→ EXERCISE INSTRUCTIONS:
Return the whole listing, line for line, without the pictures in it.

═════ DATA

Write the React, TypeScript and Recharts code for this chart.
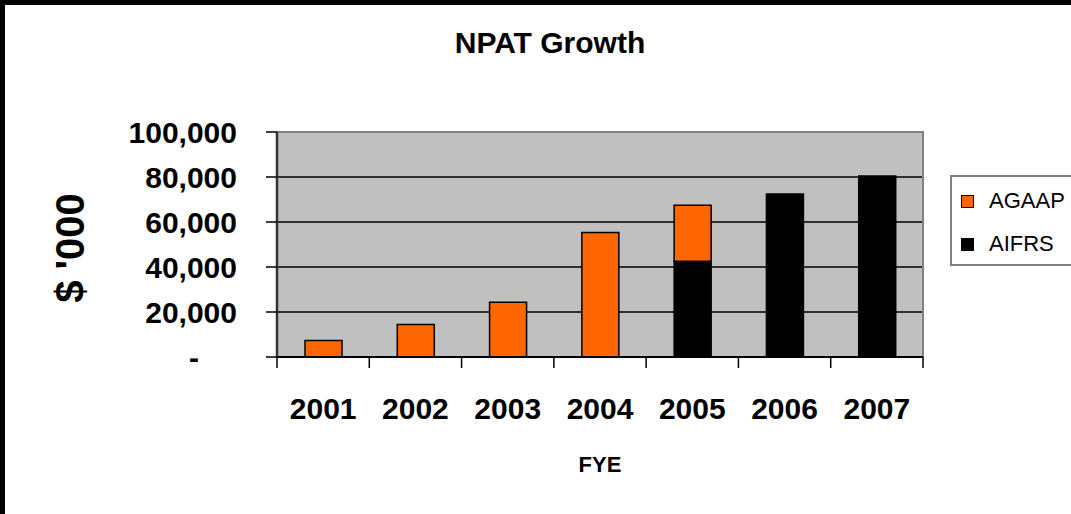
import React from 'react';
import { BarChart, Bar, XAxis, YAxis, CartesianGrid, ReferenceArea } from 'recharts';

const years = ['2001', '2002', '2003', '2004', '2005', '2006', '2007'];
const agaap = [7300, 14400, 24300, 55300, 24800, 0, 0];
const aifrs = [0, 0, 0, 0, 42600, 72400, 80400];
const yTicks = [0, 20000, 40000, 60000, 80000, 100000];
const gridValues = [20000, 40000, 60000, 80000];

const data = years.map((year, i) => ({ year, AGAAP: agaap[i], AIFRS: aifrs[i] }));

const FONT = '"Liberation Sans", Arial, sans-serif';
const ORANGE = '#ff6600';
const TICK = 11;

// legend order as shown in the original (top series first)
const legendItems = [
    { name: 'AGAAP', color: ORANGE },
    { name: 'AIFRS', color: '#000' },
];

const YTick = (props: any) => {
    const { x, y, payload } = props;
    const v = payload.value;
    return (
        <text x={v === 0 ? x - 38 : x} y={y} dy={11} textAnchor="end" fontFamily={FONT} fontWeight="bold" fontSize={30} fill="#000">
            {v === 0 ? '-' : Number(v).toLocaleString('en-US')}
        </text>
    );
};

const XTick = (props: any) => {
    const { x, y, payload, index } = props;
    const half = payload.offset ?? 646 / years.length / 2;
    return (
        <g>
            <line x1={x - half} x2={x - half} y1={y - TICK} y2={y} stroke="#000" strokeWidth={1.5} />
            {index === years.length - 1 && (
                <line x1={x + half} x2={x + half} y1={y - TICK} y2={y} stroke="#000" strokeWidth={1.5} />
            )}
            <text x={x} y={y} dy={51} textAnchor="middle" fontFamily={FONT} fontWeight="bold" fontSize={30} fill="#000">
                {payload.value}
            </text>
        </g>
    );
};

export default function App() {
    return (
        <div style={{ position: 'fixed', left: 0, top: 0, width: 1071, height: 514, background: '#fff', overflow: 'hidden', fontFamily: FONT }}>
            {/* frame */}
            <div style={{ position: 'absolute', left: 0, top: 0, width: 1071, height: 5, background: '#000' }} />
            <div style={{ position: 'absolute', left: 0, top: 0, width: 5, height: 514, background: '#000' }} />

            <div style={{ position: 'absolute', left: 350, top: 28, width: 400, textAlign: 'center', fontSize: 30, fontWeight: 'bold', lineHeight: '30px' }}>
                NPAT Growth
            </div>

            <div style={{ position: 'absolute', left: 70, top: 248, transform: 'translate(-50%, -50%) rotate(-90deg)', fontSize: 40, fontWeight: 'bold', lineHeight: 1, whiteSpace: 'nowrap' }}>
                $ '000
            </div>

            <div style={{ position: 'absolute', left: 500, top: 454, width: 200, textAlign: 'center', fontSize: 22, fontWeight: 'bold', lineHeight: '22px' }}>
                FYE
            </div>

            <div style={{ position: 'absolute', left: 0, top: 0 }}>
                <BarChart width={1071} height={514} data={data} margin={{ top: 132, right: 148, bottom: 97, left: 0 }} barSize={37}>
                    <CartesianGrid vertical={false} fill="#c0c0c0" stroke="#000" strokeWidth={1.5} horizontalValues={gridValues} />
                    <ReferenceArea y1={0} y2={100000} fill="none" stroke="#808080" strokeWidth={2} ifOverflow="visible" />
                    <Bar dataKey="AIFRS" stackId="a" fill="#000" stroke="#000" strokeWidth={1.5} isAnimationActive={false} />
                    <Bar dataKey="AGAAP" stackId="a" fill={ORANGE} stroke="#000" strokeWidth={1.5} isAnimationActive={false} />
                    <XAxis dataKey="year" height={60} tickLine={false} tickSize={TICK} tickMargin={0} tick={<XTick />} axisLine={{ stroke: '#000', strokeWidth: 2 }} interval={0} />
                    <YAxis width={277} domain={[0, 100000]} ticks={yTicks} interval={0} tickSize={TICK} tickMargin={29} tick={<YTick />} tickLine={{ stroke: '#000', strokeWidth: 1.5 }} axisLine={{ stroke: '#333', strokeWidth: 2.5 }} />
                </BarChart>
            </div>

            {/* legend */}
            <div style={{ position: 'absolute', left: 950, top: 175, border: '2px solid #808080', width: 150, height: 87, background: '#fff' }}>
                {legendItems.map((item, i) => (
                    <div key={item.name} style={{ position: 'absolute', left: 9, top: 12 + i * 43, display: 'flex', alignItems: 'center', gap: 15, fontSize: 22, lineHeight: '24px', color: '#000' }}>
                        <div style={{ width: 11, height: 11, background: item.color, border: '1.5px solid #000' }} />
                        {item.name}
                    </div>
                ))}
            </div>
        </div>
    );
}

══════════

→ TASK OUTPUT:
Write the React, TypeScript and Recharts code for this chart.
import React from 'react';
import { BarChart, Bar, XAxis, YAxis, CartesianGrid, ReferenceArea } from 'recharts';

const years = ['2001', '2002', '2003', '2004', '2005', '2006', '2007'];
const agaap = [7300, 14400, 24300, 55300, 24800, 0, 0];
const aifrs = [0, 0, 0, 0, 42600, 72400, 80400];
const yTicks = [0, 20000, 40000, 60000, 80000, 100000];
const gridValues = [20000, 40000, 60000, 80000];

const data = years.map((year, i) => ({ year, AGAAP: agaap[i], AIFRS: aifrs[i] }));

const FONT = '"Liberation Sans", Arial, sans-serif';
const ORANGE = '#ff6600';
const TICK = 11;

// legend order as shown in the original (top series first)
const legendItems = [
    { name: 'AGAAP', color: ORANGE },
    { name: 'AIFRS', color: '#000' },
];

const YTick = (props: any) => {
    const { x, y, payload } = props;
    const v = payload.value;
    return (
        <text x={v === 0 ? x - 38 : x} y={y} dy={11} textAnchor="end" fontFamily={FONT} fontWeight="bold" fontSize={30} fill="#000">
            {v === 0 ? '-' : Number(v).toLocaleString('en-US')}
        </text>
    );
};

const XTick = (props: any) => {
    const { x, y, payload, index } = props;
    const half = payload.offset ?? 646 / years.length / 2;
    return (
        <g>
            <line x1={x - half} x2={x - half} y1={y - TICK} y2={y} stroke="#000" strokeWidth={1.5} />
            {index === years.length - 1 && (
                <line x1={x + half} x2={x + half} y1={y - TICK} y2={y} stroke="#000" strokeWidth={1.5} />
            )}
            <text x={x} y={y} dy={51} textAnchor="middle" fontFamily={FONT} fontWeight="bold" fontSize={30} fill="#000">
                {payload.value}
            </text>
        </g>
    );
};

export default function App() {
    return (
        <div style={{ position: 'fixed', left: 0, top: 0, width: 1071, height: 514, background: '#fff', overflow: 'hidden', fontFamily: FONT }}>
            {/* frame */}
            <div style={{ position: 'absolute', left: 0, top: 0, width: 1071, height: 5, background: '#000' }} />
            <div style={{ position: 'absolute', left: 0, top: 0, width: 5, height: 514, background: '#000' }} />

            <div style={{ position: 'absolute', left: 350, top: 28, width: 400, textAlign: 'center', fontSize: 30, fontWeight: 'bold', lineHeight: '30px' }}>
                NPAT Growth
            </div>

            <div style={{ position: 'absolute', left: 70, top: 248, transform: 'translate(-50%, -50%) rotate(-90deg)', fontSize: 40, fontWeight: 'bold', lineHeight: 1, whiteSpace: 'nowrap' }}>
                $ '000
            </div>

            <div style={{ position: 'absolute', left: 500, top: 454, width: 200, textAlign: 'center', fontSize: 22, fontWeight: 'bold', lineHeight: '22px' }}>
                FYE
            </div>

            <div style={{ position: 'absolute', left: 0, top: 0 }}>
                <BarChart width={1071} height={514} data={data} margin={{ top: 132, right: 148, bottom: 97, left: 0 }} barSize={37}>
                    <CartesianGrid vertical={false} fill="#c0c0c0" stroke="#000" strokeWidth={1.5} horizontalValues={gridValues} />
                    <ReferenceArea y1={0} y2={100000} fill="none" stroke="#808080" strokeWidth={2} ifOverflow="visible" />
                    <Bar dataKey="AIFRS" stackId="a" fill="#000" stroke="#000" strokeWidth={1.5} isAnimationActive={false} />
                    <Bar dataKey="AGAAP" stackId="a" fill={ORANGE} stroke="#000" strokeWidth={1.5} isAnimationActive={false} />
                    <XAxis dataKey="year" height={60} tickLine={false} tickSize={TICK} tickMargin={0} tick={<XTick />} axisLine={{ stroke: '#000', strokeWidth: 2 }} interval={0} />
                    <YAxis width={277} domain={[0, 100000]} ticks={yTicks} interval={0} tickSize={TICK} tickMargin={29} tick={<YTick />} tickLine={{ stroke: '#000', strokeWidth: 1.5 }} axisLine={{ stroke: '#333', strokeWidth: 2.5 }} />
                </BarChart>
            </div>

            {/* legend */}
            <div style={{ position: 'absolute', left: 950, top: 175, border: '2px solid #808080', width: 150, height: 87, background: '#fff' }}>
                {legendItems.map((item, i) => (
                    <div key={item.name} style={{ position: 'absolute', left: 9, top: 12 + i * 43, display: 'flex', alignItems: 'center', gap: 15, fontSize: 22, lineHeight: '24px', color: '#000' }}>
                        <div style={{ width: 11, height: 11, background: item.color, border: '1.5px solid #000' }} />
                        {item.name}
                    </div>
                ))}
            </div>
        </div>
    );
}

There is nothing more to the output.